Znów bez zera z tyłu
Gdyby spytać Łukasza Skorupskiego o jego ostatnie czyste konto w barwach Bolonii, chyba nawet on sam nie znałby poprawnej odpowiedzi. Miało to bowiem miejsce niemal równo rok temu. Był 25 września 2019, kiedy to w bezbramkowo zremisowanym meczu przeciwko Genoi wychowanek zabrzańskiego Górnika na przestrzeni dziewięćdziesięciu minut ani razu nie był zmuszony wyciągać futbolówki z własnej bramki. Od tamtego momentu notuje wyjątkowo niechlubną passę 34 (słownie: TRZYDZIESTU CZTERECH!) ligowych spotkań bez zera z tyłu. Perspektyw na przełamanie fatalnej serii w obliczu personaliów tworzących formację defensywną „Rossoblu” próżno szukać.
Skuteczni jak nigdy
Cztery lata, pięć miesięcy i osiemnaście dni – tyle czasu gracze Genoi kazali czekać włoskim komentatorom piłkarskim na czterokrotne wykrzyczenie słowa „rete” – czyli po polsku „gol” – w jednym meczu po trafieniach w ich wykonaniu. Ekipa ze stolicy Ligurii za sprawą bramek Matii Destro, Gorana Pandeva, Davide Zappacosty, Marko Pjacy dokonała prawdziwej egzekucji na beniaminku z Crotone (4:1).
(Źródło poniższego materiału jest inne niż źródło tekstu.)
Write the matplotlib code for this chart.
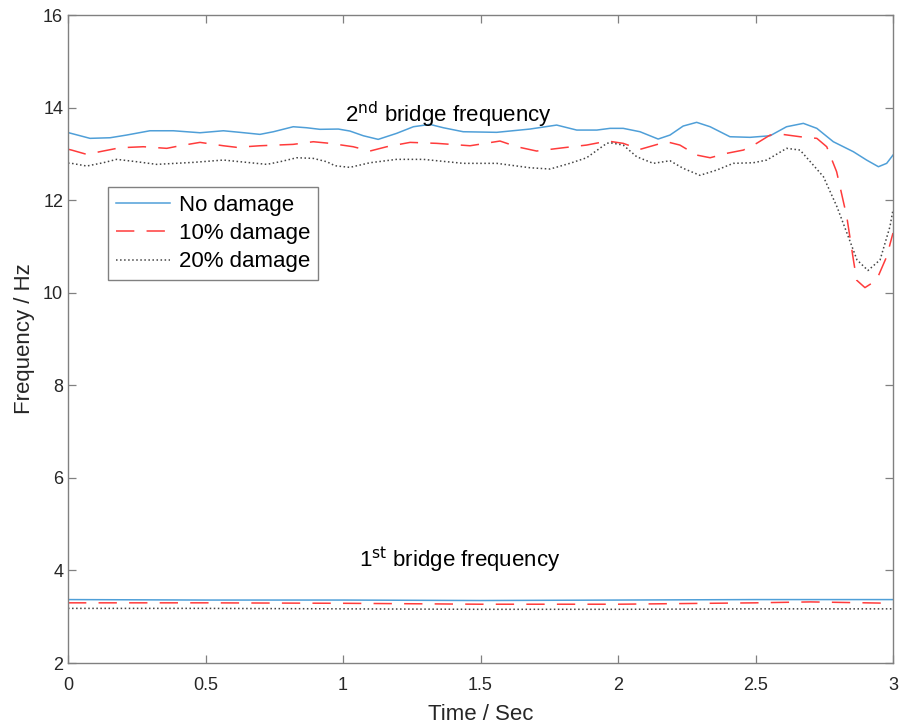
import numpy as np
import matplotlib.pyplot as plt

plt.rcParams['font.family'] = ['Liberation Sans', 'DejaVu Sans']

# 2nd bridge frequency, sampled along time (sec)
t2_none = [0.0, 0.013, 0.08, 0.153, 0.213, 0.298, 0.383, 0.48, 0.565, 0.625, 0.698, 0.747,
           0.819, 0.868, 0.916, 0.983, 1.025, 1.074, 1.128, 1.195, 1.256, 1.316, 1.365,
           1.437, 1.559, 1.68, 1.777, 1.85, 1.923, 1.971, 2.019, 2.08, 2.146, 2.189, 2.237,
           2.286, 2.335, 2.407, 2.48, 2.553, 2.613, 2.674, 2.723, 2.783, 2.856, 2.904,
           2.947, 2.977, 3.0]
f2_none = [13.46, 13.44, 13.335, 13.348, 13.406, 13.499, 13.499, 13.456, 13.499, 13.465,
           13.421, 13.478, 13.586, 13.564, 13.53, 13.536, 13.493, 13.391, 13.313, 13.443,
           13.586, 13.637, 13.564, 13.478, 13.465, 13.536, 13.622, 13.514, 13.514, 13.551,
           13.551, 13.478, 13.32, 13.406, 13.601, 13.681, 13.586, 13.37, 13.357, 13.391,
           13.586, 13.659, 13.551, 13.262, 13.046, 12.866, 12.722, 12.795, 12.974]

t2_10 = [0.0, 0.013, 0.068, 0.128, 0.189, 0.274, 0.359, 0.407, 0.48, 0.565, 0.613, 0.698,
         0.819, 0.892, 0.953, 1.037, 1.098, 1.159, 1.244, 1.341, 1.462, 1.571, 1.632, 1.704,
         1.801, 1.886, 1.962, 2.019, 2.08, 2.177, 2.225, 2.286, 2.335, 2.395, 2.456, 2.504,
         2.553, 2.589, 2.662, 2.723, 2.759, 2.795, 2.832, 2.856, 2.868, 2.898, 2.94, 2.977,
         3.0]
f2_10 = [13.10, 13.082, 12.989, 13.061, 13.132, 13.154, 13.119, 13.175, 13.248, 13.175,
         13.141, 13.175, 13.205, 13.262, 13.227, 13.154, 13.061, 13.154, 13.248, 13.227,
         13.175, 13.277, 13.154, 13.061, 13.132, 13.19, 13.277, 13.227, 13.097, 13.262,
         13.19, 12.974, 12.916, 13.011, 13.082, 13.227, 13.406, 13.428, 13.37, 13.335,
         13.154, 12.614, 11.64, 10.71, 10.27, 10.11, 10.27, 10.78, 11.29]

t2_20 = [0.0, 0.013, 0.068, 0.128, 0.177, 0.25, 0.322, 0.456, 0.565, 0.65, 0.723, 0.771,
         0.832, 0.892, 0.941, 0.971, 1.025, 1.098, 1.195, 1.292, 1.437, 1.559, 1.68, 1.753,
         1.825, 1.886, 1.959, 1.971, 2.019, 2.068, 2.128, 2.189, 2.237, 2.298, 2.359, 2.419,
         2.492, 2.541, 2.613, 2.662, 2.71, 2.747, 2.796, 2.833, 2.869, 2.909, 2.953, 2.989,
         3.0]
f2_20 = [12.80, 12.795, 12.737, 12.808, 12.881, 12.83, 12.773, 12.816, 12.866, 12.816,
         12.773, 12.83, 12.916, 12.902, 12.83, 12.743, 12.708, 12.808, 12.881, 12.881,
         12.795, 12.795, 12.70, 12.672, 12.795, 12.916, 13.227, 13.24, 13.19, 12.938,
         12.795, 12.851, 12.687, 12.536, 12.65, 12.795, 12.808, 12.866, 13.119, 13.082,
         12.758, 12.506, 11.86, 11.28, 10.71, 10.48, 10.71, 11.43, 11.79]

# 1st bridge frequency
t1 = [0.0, 0.5, 1.0, 1.5, 2.0, 2.5, 2.7, 3.0]
f1_none = [3.37, 3.36, 3.36, 3.35, 3.36, 3.37, 3.37, 3.37]
f1_10 = [3.30, 3.30, 3.29, 3.27, 3.27, 3.30, 3.32, 3.29]
f1_20 = [3.18, 3.18, 3.17, 3.16, 3.16, 3.17, 3.17, 3.17]

blue = '#4f9fd8'
red = '#ff3b3b'
gray = '#444444'
dash = (12, 8)

fig = plt.figure(figsize=(9, 7.25), dpi=100)
ax = fig.add_axes([68 / 900, 1 - 663 / 725, 825 / 900, 648 / 725])

ax.plot(t2_none, f2_none, '-', color=blue, lw=1.1, label='No damage')
ax.plot(t2_10, f2_10, '--', color=red, lw=1.1, dashes=dash, label='10% damage')
ax.plot(t2_20, f2_20, ':', color=gray, lw=1.1, label='20% damage')
ax.plot(t1, f1_none, '-', color=blue, lw=1.1)
ax.plot(t1, f1_10, '--', color=red, lw=1.1, dashes=dash)
ax.plot(t1, f1_20, ':', color=gray, lw=1.1)

ax.text(1.385, 13.85, r'2$^{\rm nd}$ bridge frequency', ha='center', va='center', fontsize=16)
ax.text(1.426, 4.22, r'1$^{\rm st}$ bridge frequency', ha='center', va='center', fontsize=16)

ax.set_xlim(0, 3)
ax.set_ylim(2, 16)
ax.set_xticks(np.arange(0, 3.01, 0.5))
ax.set_xticklabels(['0', '0.5', '1', '1.5', '2', '2.5', '3'])
ax.set_yticks(np.arange(2, 17, 2))
ax.tick_params(direction='in', top=True, right=True, labelsize=13, length=6,
               color='#808080', labelcolor='#262626', width=0.9)
ax.tick_params(axis='x', pad=10)
for s in ax.spines.values():
    s.set_color('#808080')
    s.set_linewidth(1.0)
ax.set_xlabel('Time / Sec', fontsize=16, labelpad=7, color='#262626')
ax.set_ylabel('Frequency / Hz', fontsize=16, labelpad=6, color='#262626')

leg = ax.legend(loc='upper left', bbox_to_anchor=(0.0485, 0.7346), fontsize=16,
                fancybox=False, edgecolor='#808080', framealpha=1, handlelength=2.45,
                borderpad=0.35, borderaxespad=0, labelspacing=0.33, handletextpad=0.4)
leg.get_frame().set_linewidth(1.0)

fig.savefig('out.png', dpi=100)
Wydaje się, że kibice najstarszego klubu w Italii muszą uzbroić się w potężną dawkę cierpliwości. Zaryzykujemy tezę, że ponownie prędko tak dużej liczby trafień ich ulubieńcy nie powtórzą.
Roszady na piątkę
Zwiększenie limitu dopuszczalnych zmian w jednym meczu z trzech do pięciu w obliczu najkrótszego i najintensywniejszego sezonu włoskiego ekstraklasy od dziesięcioleci ma pełną rację bytu. Chodzi przede wszystkim o uniknięcie plagi mniej lub bardziej poważnych kontuzji, ale jednocześnie stwarza to większe pole manewru dla trenerów w kwestii zarządzania spotkaniem. I ci chętnie z tego korzystają. Jak dotychczas tylko czterech z czternastu szkoleniowców nie zdecydowało się w trakcie meczu dokonać pięciu zmian. Są nimi Andrea Pirlo z Juventusu i Marco Giampolo z Torino (po cztery roszady) oraz Paulo Fonseca z Romy i Fabio Liverani z Parmy (obaj po trzy roszady).